Another Collective’s identity for smash burger brand Brusco deftly reinvents classic burger joint design tropes
Opinion by Emily Gosling Posted 4 June 2026
Food trends are a funny old thing aren’t they. And just as design trends are never just about ‘aesthetics’ – the ‘what something looks like’ divorced from the world around it, food trends aren’t just about ‘edible stuff’, or ‘what things taste like’.
Such movements both hold up a mirror to, predict, and feed back to us (literally, in the case of food) far more wide-ranging goings-on in everything from how we feel about ourselves, to how we feel about each other; to what’s worrying us; to the anything and everything of things like economic, societal, and political shifts.
Take avocado toast: the ultimate shorthand for a weird elder millennial paradox of entitlement, ‘hun brunch’ culture, and genuine struggles to get onto a housing ladder that seemed so accessible for the generations that came before; those who managed to land a career in those heady pre-lapsarian, pre-2008 financial crash years.
All of this is a lengthy preamble to a rather confusing food trend of recent years: smash burgers. What’s that all about,then? At once the most manospherish/brutish approach to a burger (‘YO BRO IT’S LIKE A BURGER BUT WE, LIKE, SMASHED THE SHIT OUT OF IT!’) and the most apologetic (‘Yes it’s a burger but nice and squished and small and delicate’.)
Do they taste nice? I have no idea. Do I understand them? Absolutely not. But there’s no doubting their rise and rise: food site Eater dubbed 2024 ‘TheYear of the Smash Burger’. A really nicely written piece on iD sums up the trend in a fascinating, if scathing summary: “In choosing the smash burger, we accept a compression of choice; we consent to a flattening of creativity.”
However, absolutely no one could possibly level the charge of a ‘flattening of creativity” at this absolutely smashing (yeh I went there) brand identity by Porto-based Another Collective for smash burger joint Brusco.
Another Collective worked across the creative direction, visual identity, brand communication, storytelling, and naming for Brusco, which is described as a smash burger brand with a mission to “elevate fast food without stripping it of its soul”.
What I really love here is how – perhaps like the smash burger itself – the identity knowingly pilfers from many great, heritage-laden, tried and tested fast food design tropes and deftly reworks them into a resolutely contemporary, flexible identity system that’s honestly just gorgeous to look at.

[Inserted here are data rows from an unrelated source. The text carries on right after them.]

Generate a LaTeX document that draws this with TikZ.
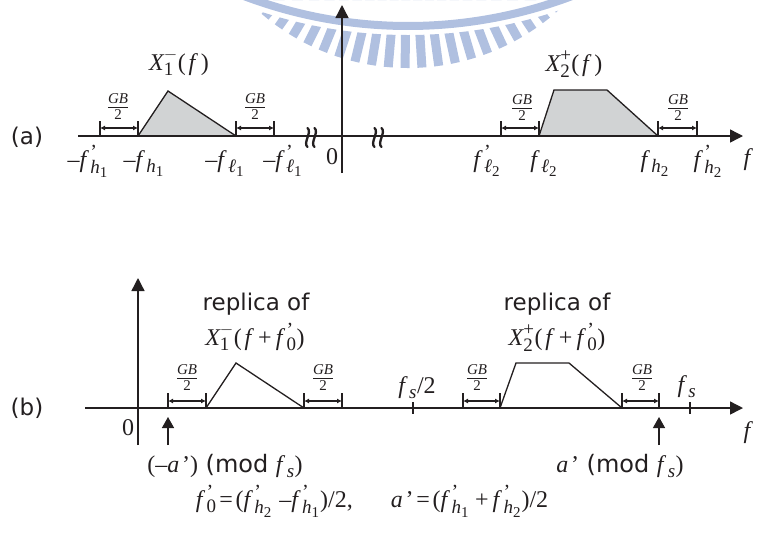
\documentclass[tikz,border=0pt]{standalone}
\usepackage[no-math]{fontspec}
\setmainfont{DejaVu Sans}
\newfontfamily\tmsfam{Liberation Serif}[NFSSFamily=ltms]
\DeclareSymbolFont{letters}{TU}{ltms}{m}{it}
\DeclareSymbolFont{operators}{TU}{ltms}{m}{n}
\mathcode`/="002F
\mathcode`,="602C
\Umathchardef\myell="0 "1 "2113
\DeclareMathSizes{24}{24}{19}{15}
\DeclareMathSizes{22}{22}{15}{12}
\newcommand\Ff{{f\mkern3mu}}
\newcommand\qq{\lower4pt\hbox{\tmsfam\fontsize{20}{20}\selectfont ’}}
\newcommand\aq{a\mkern2mu\hbox{\tmsfam ’}}
\newcommand\mm{\mathord{\hbox{\tmsfam –}}}
\usetikzlibrary{arrows.meta,calc}
\definecolor{ink}{RGB}{35,31,32}
\definecolor{specgray}{RGB}{209,211,212}
\definecolor{wmblue}{RGB}{176,192,224}
\begin{document}
\begin{tikzpicture}[x=1pt,y=-1pt,
  axisline/.style={draw=ink,line width=1.4pt,-{Triangle[length=13pt,width=13pt]}},
  upar/.style={draw=ink,line width=1.4pt,-{Triangle[length=11pt,width=12pt]}},
  tickmark/.style={draw=ink,line width=1.1pt},
  gbar/.style={draw=ink,line width=1.1pt,{Latex[length=5pt,width=5pt]}-{Latex[length=5pt,width=5pt]}},
  specline/.style={draw=ink,line width=1.3pt,line join=miter},
  brk/.style={draw=ink,line width=2.3pt,line cap=round},
  lbl/.style={anchor=base,inner sep=0pt,text=ink,font=\fontsize{24}{28}\selectfont},
  sanslbl/.style={anchor=base,inner sep=0pt,text=ink,font=\fontsize{23}{27}\selectfont},
  gbl/.style={anchor=base,inner sep=0pt,text=ink,font=\fontsize{22}{26}\selectfont},
  wm/.style={draw=wmblue}
]
\useasboundingbox (0,0) rectangle (760,547);
% ---------- watermark ----------
\coordinate (wb) at (408,-438);
\coordinate (wt) at (408,-157);
\begin{scope}
  \clip (0,0) rectangle (760,547);
  \draw[wm,line width=8pt] ($(wb)+(60:464)$) arc[start angle=60,end angle=120,radius=464];
\end{scope}
\begin{scope}[even odd rule]
  \clip (0,0) rectangle (760,547) (wb) circle[radius=473];
  \foreach \a in {47.75,52.05,...,133}
    \draw[wm,line width=9pt] ($(wt)+(\a:120)$) -- ($(wt)+(\a:225)$);
\end{scope}
% ---------- panel (a) ----------
\filldraw[specline,fill=specgray] (138,136) -- (168,91) -- (236,136) -- cycle;
\filldraw[specline,fill=specgray] (539,136) -- (554,90) -- (607,90) -- (658,136) -- cycle;
\coordinate (aL) at (78,136);
\coordinate (aR) at (743,136);
\coordinate (aB) at (342,173);
\coordinate (aT) at (342,5);
\draw[axisline] (aL) -- (aR);
\draw[axisline] (aB) -- (aT);
\foreach \x in {100,138,236,274,501,539,658,697}
  \draw[tickmark] (\x,121) -- (\x,136);
\draw[gbar] (100,128) -- (138,128);
\draw[gbar] (236,128) -- (274,128);
\draw[gbar] (501,128) -- (539,128);
\draw[gbar] (658,128) -- (697,128);
\foreach \bx in {311,378}
  \foreach \dx in {-3.5,3.5}
    \draw[brk] (\bx+\dx,128) .. controls (\bx+\dx+5,132) and (\bx+\dx-5,143) .. (\bx+\dx,147);
\node[gbl] (ga1) at (118,112) {$\frac{GB}{2}$};
\node[gbl] (ga2) at (255,112) {$\frac{GB}{2}$};
\node[gbl] (ga3) at (522,113) {$\frac{GB}{2}$};
\node[gbl] (ga4) at (678,113) {$\frac{GB}{2}$};
\node[lbl] (xa1) at (179,70) {$X_1^-(\mkern2mu f\mkern4mu)$};
\node[lbl] (xa2) at (574,71) {$X_2^+(\mkern2mu f\mkern4mu)$};
\node[lbl] (la1) at (88,167) {$\mm\Ff^{\qq}_{h_1}$};
\node[lbl] (la2) at (144,167) {$\mm\Ff_{h_1}$};
\node[lbl] (la3) at (225,167) {$\mm\Ff_{\myell_1}$};
\node[lbl] (la4) at (283,167) {$\mm\Ff^{\qq}_{\myell_1}$};
\node[lbl] (la5) at (487,167) {$\Ff^{\qq}_{\myell_2}$};
\node[lbl] (la6) at (544,167) {$\Ff_{\myell_2}$};
\node[lbl] (la7) at (655,167) {$\Ff_{h_2}$};
\node[lbl] (la8) at (708,167) {$\Ff^{\qq}_{h_2}$};
\node[lbl] (la9) at (747,165) {$f$};
\node[lbl] (za) at (332,164) {$0$};
\node[sanslbl] (pa) at (27,144) {(a)};
% ---------- panel (b) ----------
\draw[specline] (206,408) -- (236,363) -- (304,408);
\draw[specline] (500,408) -- (516,363) -- (569,363) -- (622,408);
\coordinate (bL) at (85,408);
\coordinate (bR) at (743,408);
\coordinate (bB) at (138,445);
\coordinate (bT) at (138,278);
\draw[axisline] (bL) -- (bR);
\draw[axisline] (bB) -- (bT);
\foreach \x in {168,206,304,342,463,500,622,659}
  \draw[tickmark] (\x,393) -- (\x,408);
\foreach \x in {413,690}
  \draw[tickmark] (\x,402) -- (\x,414);
\draw[gbar] (168,401) -- (206,401);
\draw[gbar] (304,401) -- (342,401);
\draw[gbar] (463,401) -- (500,401);
\draw[gbar] (622,401) -- (659,401);
\coordinate (u1b) at (168,445);
\coordinate (u1t) at (168,417);
\coordinate (u2b) at (659,445);
\coordinate (u2t) at (659,417);
\draw[upar] (u1b) -- (u1t);
\draw[upar] (u2b) -- (u2t);
\node[gbl] (gb1) at (187,383) {$\frac{GB}{2}$};
\node[gbl] (gb2) at (323,383) {$\frac{GB}{2}$};
\node[gbl] (gb3) at (477,383) {$\frac{GB}{2}$};
\node[gbl] (gb4) at (642,383) {$\frac{GB}{2}$};
\node[sanslbl] (r1) at (256,310) {replica of};
\node[sanslbl] (r2) at (557,310) {replica of};
\node[lbl] (xb1) at (255,345) {$X_1^-(\mkern2mu f\mkern5mu{+}\mkern3mu\Ff^{\qq}_0)$};
\node[lbl] (xb2) at (557,345) {$X_2^+(\mkern2mu f\mkern5mu{+}\mkern3mu\Ff^{\qq}_0)$};
\node[lbl] (fs2) at (417,393) {$\Ff_s/2$};
\node[lbl] (fs) at (687,392) {$\Ff_s$};
\node[lbl] (fb) at (747,438) {$f$};
\node[lbl] (zb) at (128,435) {$0$};
\node[sanslbl] (pb) at (27,415) {(b)};
\node[lbl] (ma1) at (225,472) {$(\mm\aq)$ (mod $\Ff_s)$};
\node[lbl] (ma2) at (620,472) {$\aq$ (mod $\Ff_s)$};
\node[lbl] (eq) at (372,507) {$\Ff^{\qq}_0\mkern2mu{=}\mkern2mu(\Ff^{\qq}_{h_2}\mkern5mu\mm\Ff^{\qq}_{h_1})/2,$\hspace{38pt}$\aq\mkern2mu{=}\mkern2mu(\Ff^{\qq}_{h_1}\mkern4mu{+}\mkern3mu\Ff^{\qq}_{h_2})/2$};
\end{tikzpicture}
\end{document}
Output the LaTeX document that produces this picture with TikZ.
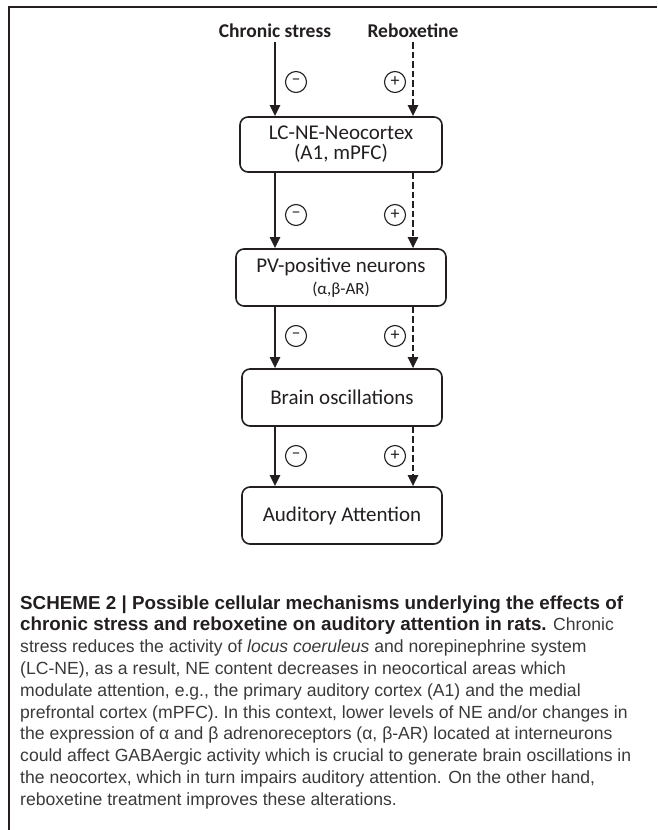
\documentclass[tikz,border=0pt]{standalone}
\usepackage{fontspec}
\setmainfont{Carlito}
\newfontfamily\capfont{Liberation Sans}
\usetikzlibrary{arrows.meta}
\definecolor{ink}{HTML}{231F20}
\definecolor{captxt}{HTML}{3A3A3A}
\begin{document}
\begin{tikzpicture}[x=1pt,y=-1pt,
  box/.style={draw=ink, line width=1.6pt, rounded corners=8pt, minimum width=200pt, minimum height=55pt, inner sep=0pt, align=center, font=\fontsize{21}{21}\selectfont, text=ink},
  sarrow/.style={draw=ink, line width=2.4pt, -{Triangle[length=11pt,width=10pt]}},
  darrow/.style={sarrow, dash pattern=on 6.5pt off 3pt},
  sign/.style={draw=ink, circle, line width=1.1pt, minimum size=21pt, inner sep=0pt, font=\fontsize{18}{18}\selectfont, text=ink},
  ttl/.style={font=\fontsize{19.5}{22}\selectfont\bfseries, inner sep=0pt, text=ink},
  capline/.style={anchor=base west, inner sep=0pt, font=\capfont\fontsize{17.6}{20}\selectfont, text=captxt},
  capbold/.style={font=\capfont\fontsize{18.8}{20}\selectfont\bfseries}
]
\useasboundingbox (0,0) rectangle (657,830);
\draw[ink, line width=1.2pt] (657,7) -- (9,7) -- (9,830);

\node[ttl] (t1) at (275,31) {Chronic stress};
\node[ttl] (t2) at (413,31) {Reboxetine};

\node[box, minimum width=202pt] (b1) at (341,144.5) {LC-NE-Neocortex\\[-1pt](A1, mPFC)};
\node[box, minimum width=210pt, minimum height=57pt] (b2) at (341,277.5) {PV-positive neurons\\[1pt]{\fontsize{17}{17}\selectfont(α,β-AR)}};
\node[box, minimum height=57pt] (b3) at (342,397.5) {Brain oscillations};
\node[box, minimum height=57pt] (b4) at (342,515.5) {Auditory Attention};

\draw[sarrow] ([yshift=-4pt]t1.south) -- (t1.south |- b1.north);
\draw[darrow] ([yshift=-4pt]t2.south) -- (t2.south |- b1.north);
\draw[sarrow] (b1.south -| t1) -- (b2.north -| t1);
\draw[darrow] (b1.south -| t2) -- (b2.north -| t2);
\draw[sarrow] (b2.south -| t1) -- (b3.north -| t1);
\draw[darrow] (b2.south -| t2) -- (b3.north -| t2);
\draw[sarrow] (b3.south -| t1) -- (b4.north -| t1);
\draw[darrow] (b3.south -| t2) -- (b4.north -| t2);

\node[sign] (m1) at (296,82) {–};
\node[sign] (p1) at (395,82) {+};
\node[sign] (m2) at (296,215) {–};
\node[sign] (p2) at (395,215) {+};
\node[sign] (m3) at (296,336) {–};
\node[sign] (p3) at (395,336) {+};
\node[sign] (m4) at (296,456) {–};
\node[sign] (p4) at (395,456) {+};

\node[capline, capbold, text=ink] (c1) at (20,609) {SCHEME 2 | Possible cellular mechanisms underlying the effects of};
\node[capline] (c2) at (20,630.8) {{\color{ink}\fontsize{18.8}{20}\selectfont\bfseries chronic stress and reboxetine on auditory attention in rats.} Chronic};
\node[capline] (c3) at (20,652.6) {stress reduces the activity of \textit{locus coeruleus} and norepinephrine system};
\node[capline] (c4) at (20,674.4) {(LC-NE), as a result, NE content decreases in neocortical areas which};
\node[capline] (c5) at (20,696.2) {modulate attention, e.g., the primary auditory cortex (A1) and the medial};
\node[capline] (c6) at (20,718) {prefrontal cortex (mPFC). In this context, lower levels of NE and/or changes in};
\node[capline] (c7) at (20,739.8) {the expression of α and β adrenoreceptors (α, β-AR) located at interneurons};
\node[capline] (c8) at (20,761.6) {could affect GABAergic activity which is crucial to generate brain oscillations in};
\node[capline] (c9) at (20,783.4) {the neocortex, which in turn impairs auditory attention. On the other hand,};
\node[capline] (c10) at (20,805.2) {reboxetine treatment improves these alterations.};
\end{tikzpicture}
\end{document}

It’s a masterclass in how to do so much with so little in this sort of fast food environment: this identity is skilful in how it packs a punch with such simplicity: just red, off-white and black.
I absolutely adore the wordmark: it feels genuinely different, original, and brave. The mark uses a bold, chunky form of a delightful serif font, Brut by Off Type, a sister foundry to the excellent Canadian typesmiths Pangram Pangram.
Brut is described by its creators as “an unexpected alternative to today’s (and yesterday’s) high-contrast serifs,” which sums it up nicely, and it works brilliantly here as a font that’s not too out-there, but certainly has its quirks. And the way it carries a weird half-digital, half-tactile texture makes it a dream as a brand font for something like Brusco.
Aside from the wordmark, Another Collective opted to use Sharp Grotesk by Sharp Type, a brilliantly versatile sans that proves to be a counterpart to the wordmark that’s legible, but again, slightly off kilter in all the right ways.
That tension between familiarity and freshness runs through the wider identity. Rooted in the reassuring visual lexicon of classic burger joints, it taps into the emotional pull of such places – the rituals and small pleasures attached to them – while ensuring every element of the experience, from the interiors to the packaging, feels part of the same story.
The system is unapologetically type-led, using bold, hefty letterforms: emblazoned across takeaway boxes, cups or environmental graphics, it’s a superbly coherent yet constantly surprising, lively visual language that carries effortlessly from product to physical space.
Throughout, the logo is given room to do the heavy lifting. Rather than being one component among many, it becomes the central character in the brand’s communications.
What’s particularly effective is the way the identity balances nostalgia with a sense of restraint. There’s a deliberate roughness to it; something raw and immediate that aims to echo the smash burger itself as it hits the grill. Yet that energy is tempered by a level of precision and sophistication that stops things tipping into gimmickry. The result is an identity that feels simultaneously premium and unpretentious; gritty without being aggressive, proving just how much impact can come from a confident idea executed with clarity and conviction.